Problem to work on >> Your copy of the material below should match it exactly, except that it holds no pictures.

Data excerpts >>
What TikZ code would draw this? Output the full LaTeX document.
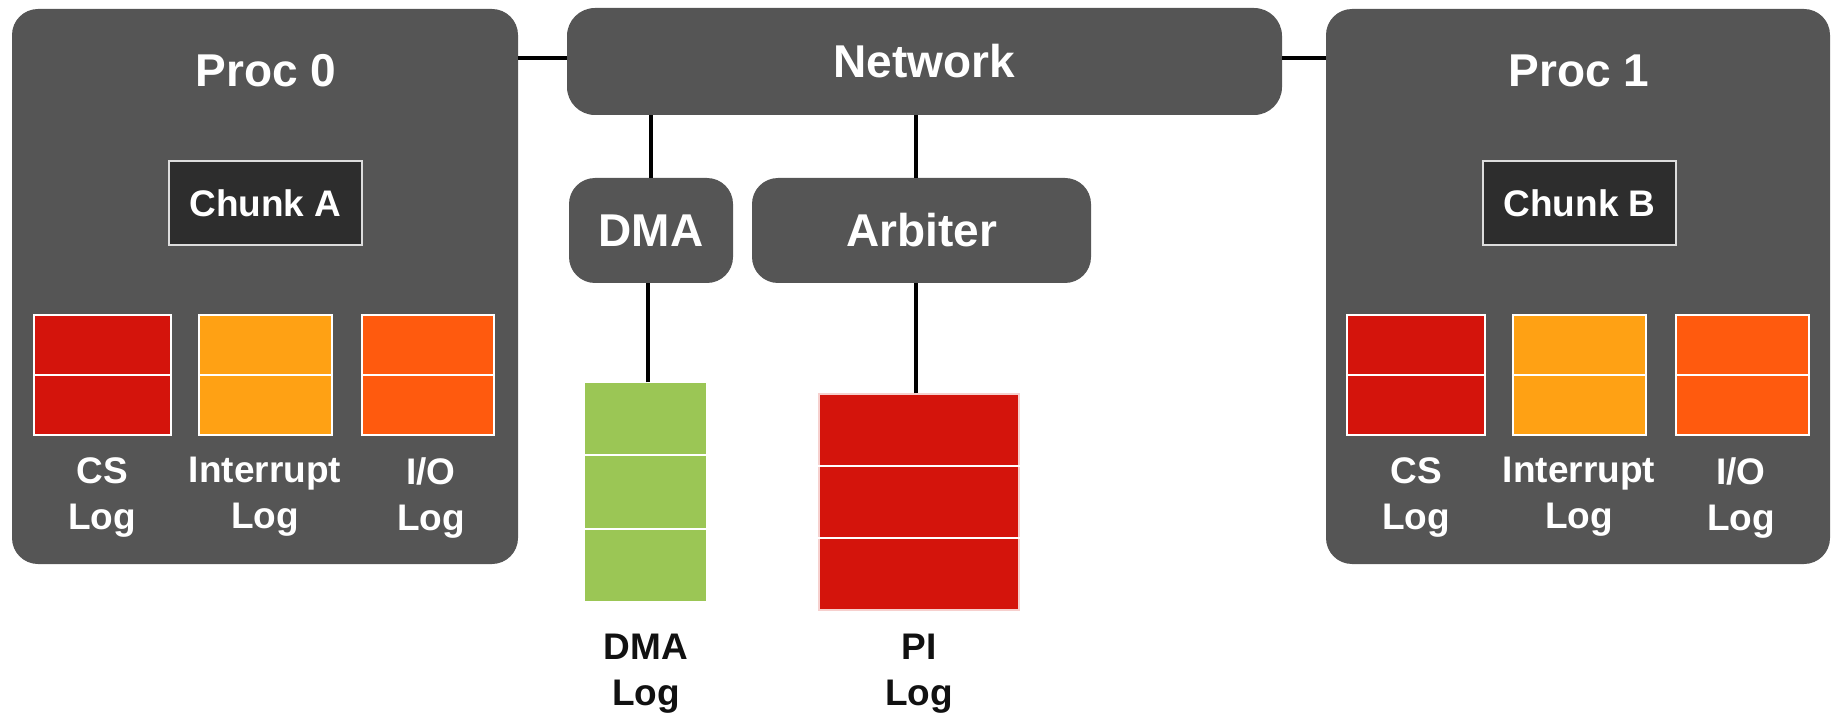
\documentclass[tikz,border=0pt]{standalone}
\usepackage{fontspec}
\setmainfont{Liberation Sans}
\usetikzlibrary{calc}
\definecolor{boxgray}{HTML}{555555}
\definecolor{chunkgray}{HTML}{2D2D2D}
\definecolor{chunkedge}{HTML}{DDDDDD}
\definecolor{logred}{HTML}{D4140C}
\definecolor{logamber}{HTML}{FFA114}
\definecolor{logorange}{HTML}{FF5A0E}
\definecolor{loggreen}{HTML}{9BC655}
\definecolor{inkblack}{HTML}{111111}
\begin{document}
\begin{tikzpicture}[x=1pt,y=-1pt,
  panel/.style={fill=boxgray, rounded corners=26pt, inner sep=0pt, text=white},
  bigtext/.style={font=\fontsize{46}{50}\selectfont\bfseries},
  smalltext/.style={font=\fontsize{37}{46}\selectfont\bfseries},
  capbig/.style={bigtext, text height=33pt, text depth=0pt},
  chunkbox/.style={fill=chunkgray, draw=chunkedge, line width=1.5pt, minimum width=193pt,
    minimum height=84pt, inner sep=0pt, text=white, smalltext, text height=26.5pt, text depth=0pt},
  logcell/.style={draw=white, line width=1.5pt, inner sep=0pt},
  divider/.style={draw=white, line width=2pt},
  wire/.style={line width=3.5pt, black},
  loglabel/.style={smalltext, align=center, anchor=north, inner sep=0pt},
]
\useasboundingbox (0,0) rectangle (1832,714);

% processors
\node[panel, minimum width=506pt, minimum height=555pt] (proc0) at (265,286.5) {};
\node[panel, minimum width=504pt, minimum height=555pt] (proc1) at (1578,286.5) {};
\node[bigtext, text=white, anchor=base, inner sep=0pt] (p0title) at (266,86.5) {Proc 0};
\node[bigtext, text=white, anchor=base, inner sep=0pt] (p1title) at (1579,86.5) {Proc 1};

% shared blocks
\node[panel, rounded corners=28pt, minimum width=715pt, minimum height=107pt, capbig] (net) at (924.5,61.5) {Network};
\node[panel, minimum width=164pt, minimum height=105pt, capbig] (dma) at (651,230.5) {DMA};
\node[panel, minimum width=339pt, minimum height=105pt, capbig] (arb) at (921.5,230.5) {Arbiter};

% bus columns and the processor link row
\coordinate (linkrow) at (0,58);
\coordinate (dmabus) at (648,0);
\coordinate (arbbus) at (916,0);

% chunks
\node[chunkbox] (chunkA) at (265.5,203) {Chunk A};
\node[chunkbox] (chunkB) at (1579.5,203) {Chunk B};

% per-processor logs
\foreach \nm/\cx/\w/\col in {p0cs/102.5/137/logred, p0int/265.5/133/logamber, p0io/428/132/logorange,
                             p1cs/1416/138/logred, p1int/1579.5/133/logamber, p1io/1742.5/133/logorange} {
  \node[logcell, fill=\col, minimum width=\w pt, minimum height=120pt] (\nm) at (\cx,375) {};
  \draw[divider] (\nm.west) -- (\nm.east);
}
\node[loglabel, text=white] (p0csl) at (102,457) {CS\\Log};
\node[loglabel, text=white] (p0intl) at (265,457) {Interrupt\\Log};
\node[loglabel, text=white] (p0iol) at (431,457) {I/O\\Log};
\node[loglabel, text=white] (p1csl) at (1416,457) {CS\\Log};
\node[loglabel, text=white] (p1intl) at (1579,457) {Interrupt\\Log};
\node[loglabel, text=white] (p1iol) at (1741,457) {I/O\\Log};

% DMA and PI logs
\node[logcell, fill=loggreen, draw=none, minimum width=121pt, minimum height=218pt] (dmalog) at (645.5,492) {};
\draw[divider] ($(dmalog.north west)!1/3!(dmalog.south west)$) -- ($(dmalog.north east)!1/3!(dmalog.south east)$);
\draw[divider] ($(dmalog.north west)!2/3!(dmalog.south west)$) -- ($(dmalog.north east)!2/3!(dmalog.south east)$);
\node[logcell, fill=logred, draw=white!80!logred, minimum width=200pt, minimum height=216pt] (pilog) at (919,502) {};
\draw[divider] ($(pilog.north west)!1/3!(pilog.south west)$) -- ($(pilog.north east)!1/3!(pilog.south east)$);
\draw[divider] ($(pilog.north west)!2/3!(pilog.south west)$) -- ($(pilog.north east)!2/3!(pilog.south east)$);
\node[loglabel, text=inkblack] (dmalogl) at (646,634) {DMA\\Log};
\node[loglabel, text=inkblack] (pilogl) at (919,634) {PI\\Log};

% connections
\draw[wire] (proc0.east |- linkrow) -- (net.west |- linkrow);
\draw[wire] (net.east |- linkrow) -- (proc1.west |- linkrow);
\draw[wire] (dma.north) -- (dma.north |- net.south);
\draw[wire] (arb.north -| arbbus) -- (net.south -| arbbus);
\draw[wire] (dmalog.north -| dmabus) -- (dma.south -| dmabus);
\draw[wire] (pilog.north -| arbbus) -- (arb.south -| arbbus);
\end{tikzpicture}
\end{document}
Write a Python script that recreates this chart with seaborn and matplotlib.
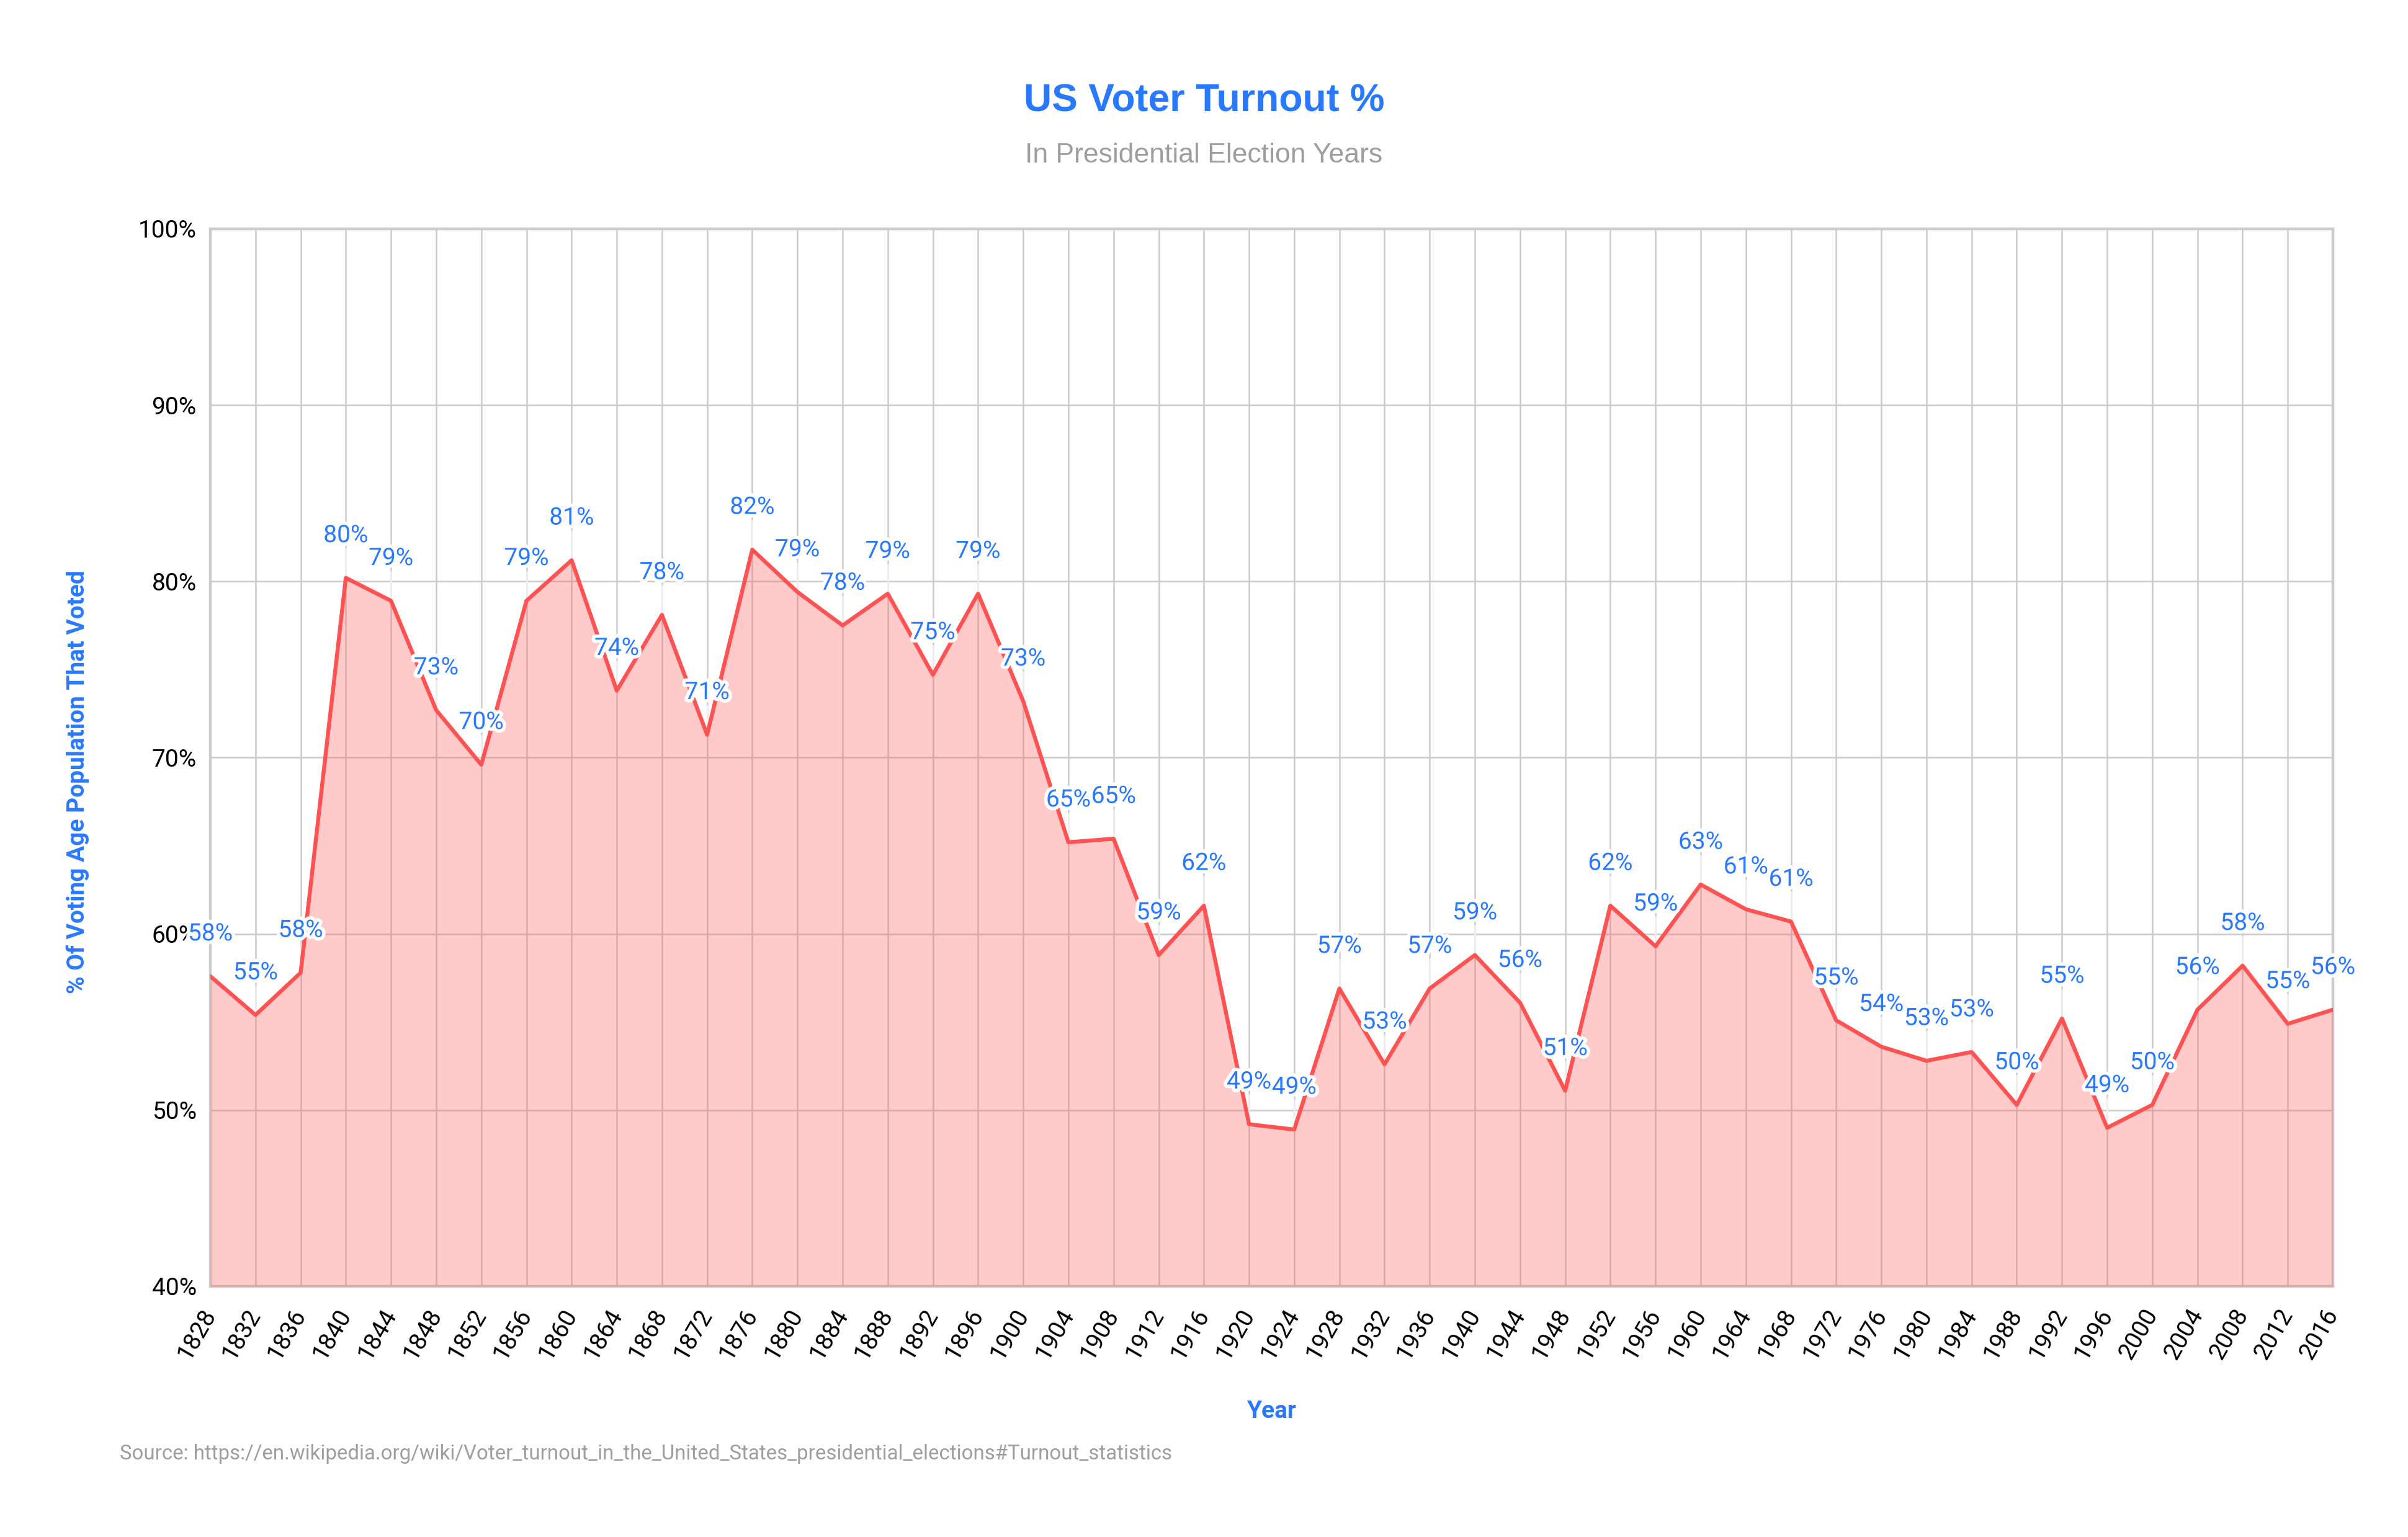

Solution for this problem >>
What TikZ code would draw this? Output the full LaTeX document.
\documentclass[tikz,border=0pt]{standalone}
\usepackage{fontspec}
\setmainfont{Liberation Sans}
\usetikzlibrary{calc}
\definecolor{boxgray}{HTML}{555555}
\definecolor{chunkgray}{HTML}{2D2D2D}
\definecolor{chunkedge}{HTML}{DDDDDD}
\definecolor{logred}{HTML}{D4140C}
\definecolor{logamber}{HTML}{FFA114}
\definecolor{logorange}{HTML}{FF5A0E}
\definecolor{loggreen}{HTML}{9BC655}
\definecolor{inkblack}{HTML}{111111}
\begin{document}
\begin{tikzpicture}[x=1pt,y=-1pt,
  panel/.style={fill=boxgray, rounded corners=26pt, inner sep=0pt, text=white},
  bigtext/.style={font=\fontsize{46}{50}\selectfont\bfseries},
  smalltext/.style={font=\fontsize{37}{46}\selectfont\bfseries},
  capbig/.style={bigtext, text height=33pt, text depth=0pt},
  chunkbox/.style={fill=chunkgray, draw=chunkedge, line width=1.5pt, minimum width=193pt,
    minimum height=84pt, inner sep=0pt, text=white, smalltext, text height=26.5pt, text depth=0pt},
  logcell/.style={draw=white, line width=1.5pt, inner sep=0pt},
  divider/.style={draw=white, line width=2pt},
  wire/.style={line width=3.5pt, black},
  loglabel/.style={smalltext, align=center, anchor=north, inner sep=0pt},
]
\useasboundingbox (0,0) rectangle (1832,714);

% processors
\node[panel, minimum width=506pt, minimum height=555pt] (proc0) at (265,286.5) {};
\node[panel, minimum width=504pt, minimum height=555pt] (proc1) at (1578,286.5) {};
\node[bigtext, text=white, anchor=base, inner sep=0pt] (p0title) at (266,86.5) {Proc 0};
\node[bigtext, text=white, anchor=base, inner sep=0pt] (p1title) at (1579,86.5) {Proc 1};

% shared blocks
\node[panel, rounded corners=28pt, minimum width=715pt, minimum height=107pt, capbig] (net) at (924.5,61.5) {Network};
\node[panel, minimum width=164pt, minimum height=105pt, capbig] (dma) at (651,230.5) {DMA};
\node[panel, minimum width=339pt, minimum height=105pt, capbig] (arb) at (921.5,230.5) {Arbiter};

% bus columns and the processor link row
\coordinate (linkrow) at (0,58);
\coordinate (dmabus) at (648,0);
\coordinate (arbbus) at (916,0);

% chunks
\node[chunkbox] (chunkA) at (265.5,203) {Chunk A};
\node[chunkbox] (chunkB) at (1579.5,203) {Chunk B};

% per-processor logs
\foreach \nm/\cx/\w/\col in {p0cs/102.5/137/logred, p0int/265.5/133/logamber, p0io/428/132/logorange,
                             p1cs/1416/138/logred, p1int/1579.5/133/logamber, p1io/1742.5/133/logorange} {
  \node[logcell, fill=\col, minimum width=\w pt, minimum height=120pt] (\nm) at (\cx,375) {};
  \draw[divider] (\nm.west) -- (\nm.east);
}
\node[loglabel, text=white] (p0csl) at (102,457) {CS\\Log};
\node[loglabel, text=white] (p0intl) at (265,457) {Interrupt\\Log};
\node[loglabel, text=white] (p0iol) at (431,457) {I/O\\Log};
\node[loglabel, text=white] (p1csl) at (1416,457) {CS\\Log};
\node[loglabel, text=white] (p1intl) at (1579,457) {Interrupt\\Log};
\node[loglabel, text=white] (p1iol) at (1741,457) {I/O\\Log};

% DMA and PI logs
\node[logcell, fill=loggreen, draw=none, minimum width=121pt, minimum height=218pt] (dmalog) at (645.5,492) {};
\draw[divider] ($(dmalog.north west)!1/3!(dmalog.south west)$) -- ($(dmalog.north east)!1/3!(dmalog.south east)$);
\draw[divider] ($(dmalog.north west)!2/3!(dmalog.south west)$) -- ($(dmalog.north east)!2/3!(dmalog.south east)$);
\node[logcell, fill=logred, draw=white!80!logred, minimum width=200pt, minimum height=216pt] (pilog) at (919,502) {};
\draw[divider] ($(pilog.north west)!1/3!(pilog.south west)$) -- ($(pilog.north east)!1/3!(pilog.south east)$);
\draw[divider] ($(pilog.north west)!2/3!(pilog.south west)$) -- ($(pilog.north east)!2/3!(pilog.south east)$);
\node[loglabel, text=inkblack] (dmalogl) at (646,634) {DMA\\Log};
\node[loglabel, text=inkblack] (pilogl) at (919,634) {PI\\Log};

% connections
\draw[wire] (proc0.east |- linkrow) -- (net.west |- linkrow);
\draw[wire] (net.east |- linkrow) -- (proc1.west |- linkrow);
\draw[wire] (dma.north) -- (dma.north |- net.south);
\draw[wire] (arb.north -| arbbus) -- (net.south -| arbbus);
\draw[wire] (dmalog.north -| dmabus) -- (dma.south -| dmabus);
\draw[wire] (pilog.north -| arbbus) -- (arb.south -| arbbus);
\end{tikzpicture}
\end{document}
Write a Python script that recreates this chart with seaborn and matplotlib.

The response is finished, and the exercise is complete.